=== RECORDS SHOWN ===

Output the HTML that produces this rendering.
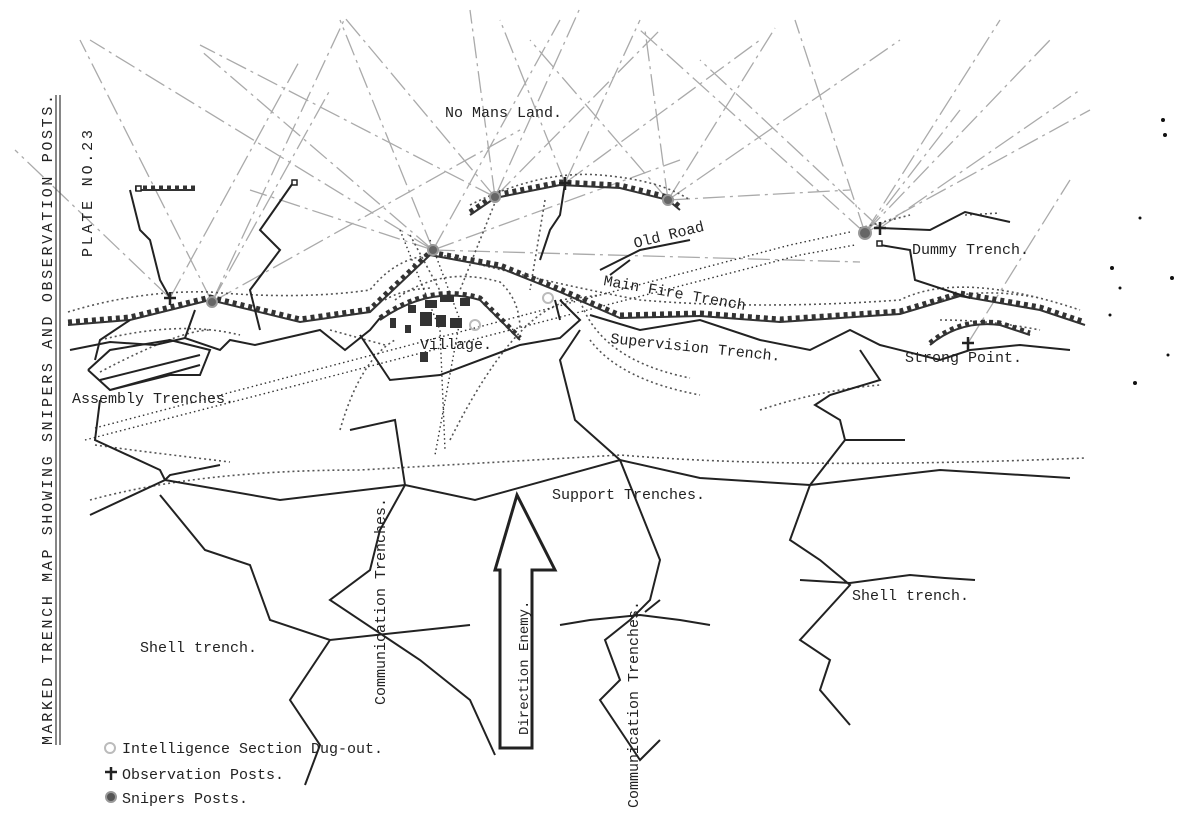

===
=== RECORDS SHOWN ===

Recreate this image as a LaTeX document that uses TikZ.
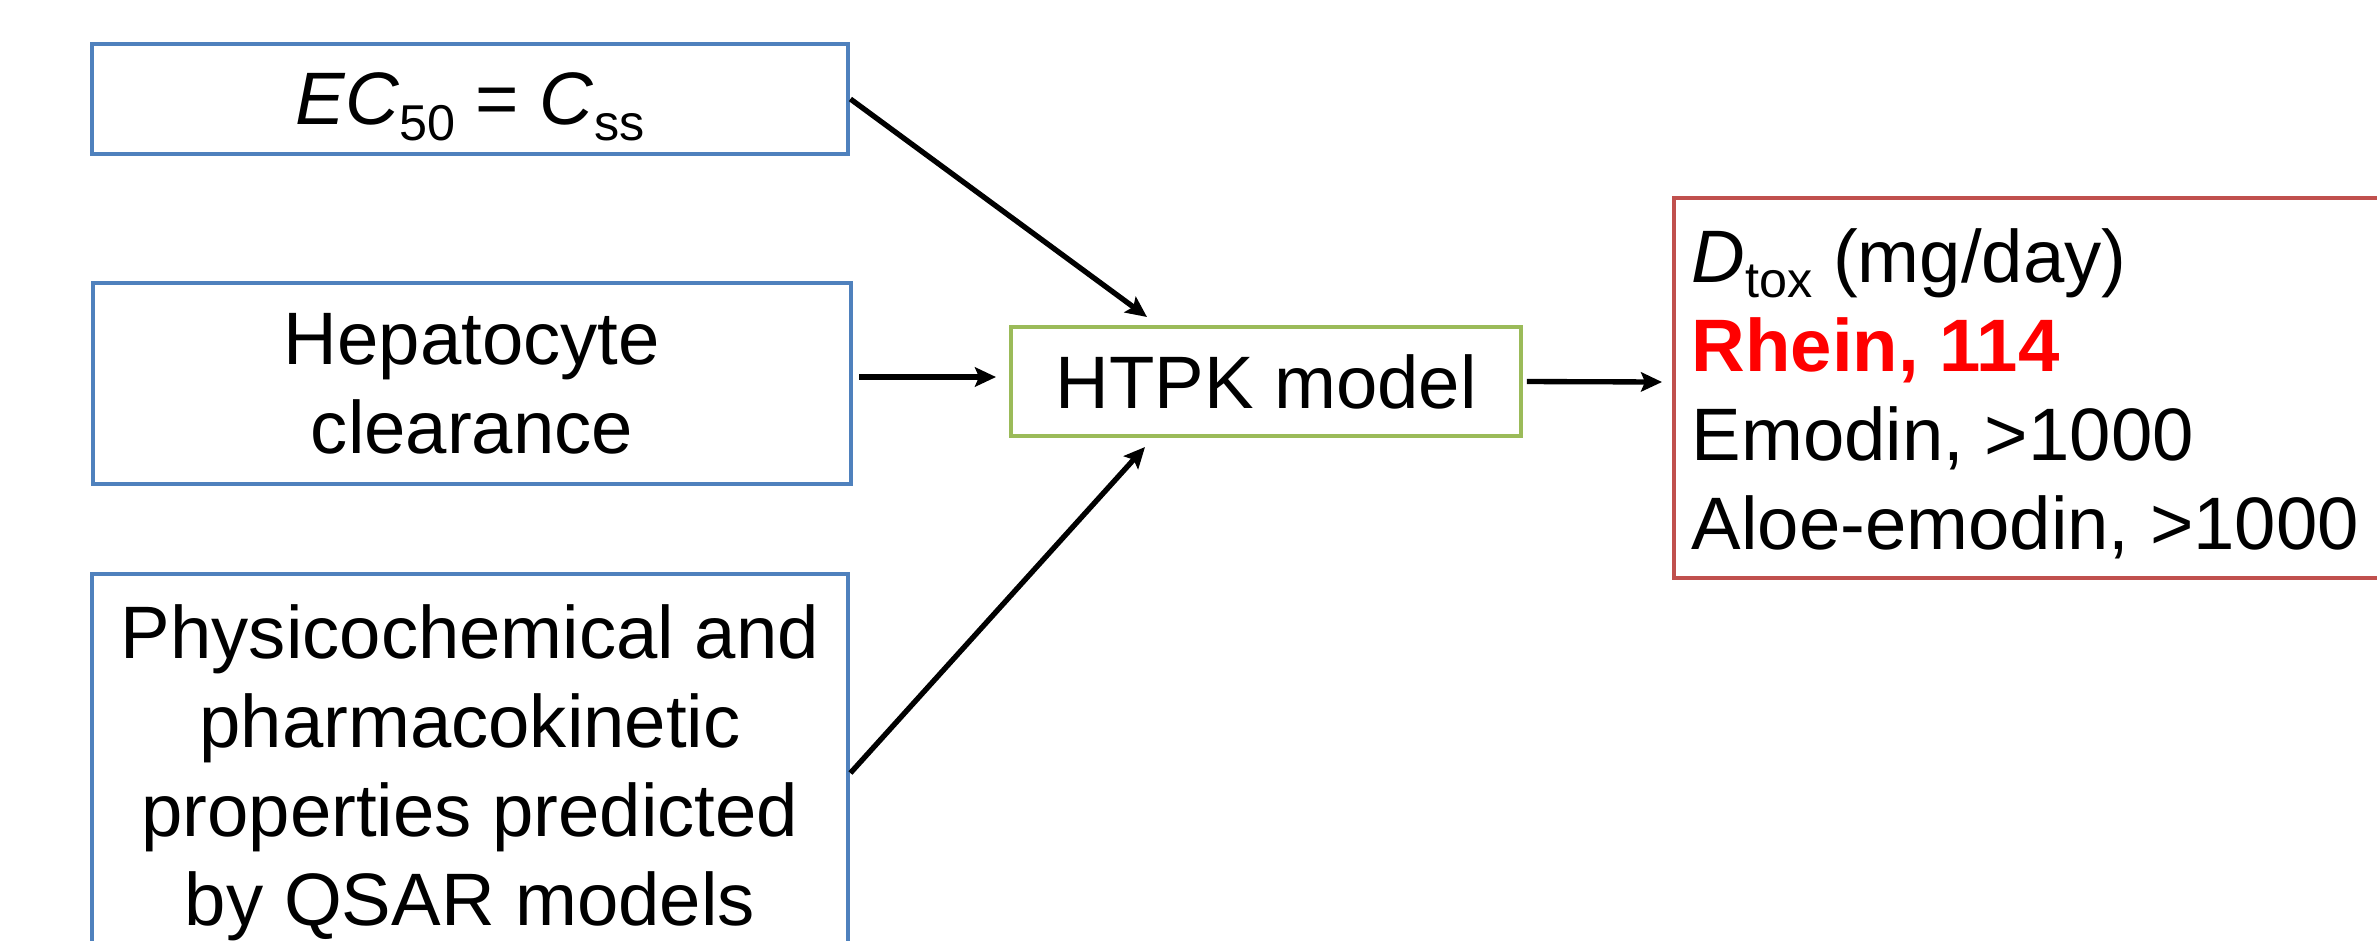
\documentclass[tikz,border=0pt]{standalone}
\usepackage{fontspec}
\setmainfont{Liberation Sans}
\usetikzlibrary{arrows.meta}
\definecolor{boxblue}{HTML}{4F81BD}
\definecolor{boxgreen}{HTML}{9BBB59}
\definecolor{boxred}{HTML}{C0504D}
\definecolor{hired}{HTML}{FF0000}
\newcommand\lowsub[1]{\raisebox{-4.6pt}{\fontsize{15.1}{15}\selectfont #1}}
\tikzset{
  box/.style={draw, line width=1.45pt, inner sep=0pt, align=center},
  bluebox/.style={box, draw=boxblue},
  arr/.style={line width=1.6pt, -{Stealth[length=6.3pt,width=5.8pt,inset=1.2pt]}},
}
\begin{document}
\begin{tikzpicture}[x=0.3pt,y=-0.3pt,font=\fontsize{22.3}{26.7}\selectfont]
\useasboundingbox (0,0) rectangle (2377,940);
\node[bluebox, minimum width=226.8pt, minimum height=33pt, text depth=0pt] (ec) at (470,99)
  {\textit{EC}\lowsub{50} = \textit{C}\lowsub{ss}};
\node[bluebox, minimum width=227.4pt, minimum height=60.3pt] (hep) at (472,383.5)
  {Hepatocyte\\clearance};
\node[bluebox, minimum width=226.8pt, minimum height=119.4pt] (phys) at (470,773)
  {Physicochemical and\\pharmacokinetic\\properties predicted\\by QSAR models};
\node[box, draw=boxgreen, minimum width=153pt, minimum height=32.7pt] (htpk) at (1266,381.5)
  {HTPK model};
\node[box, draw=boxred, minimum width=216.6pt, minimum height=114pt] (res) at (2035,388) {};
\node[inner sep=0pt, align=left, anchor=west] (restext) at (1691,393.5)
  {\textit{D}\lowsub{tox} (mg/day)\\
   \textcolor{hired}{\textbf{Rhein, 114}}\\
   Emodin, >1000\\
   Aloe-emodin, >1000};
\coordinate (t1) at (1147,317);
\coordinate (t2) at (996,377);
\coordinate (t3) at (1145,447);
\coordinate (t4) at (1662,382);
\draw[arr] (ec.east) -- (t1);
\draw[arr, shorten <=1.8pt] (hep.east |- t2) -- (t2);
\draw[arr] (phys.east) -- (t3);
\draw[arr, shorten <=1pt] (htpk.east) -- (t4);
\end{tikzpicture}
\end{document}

===

GIVEN INSTRUCTION: Show the lines from the data above that contain the string "this".

THE REPLY:
Output the HTML that produces this rendering.
Recreate this image as a LaTeX document that uses TikZ.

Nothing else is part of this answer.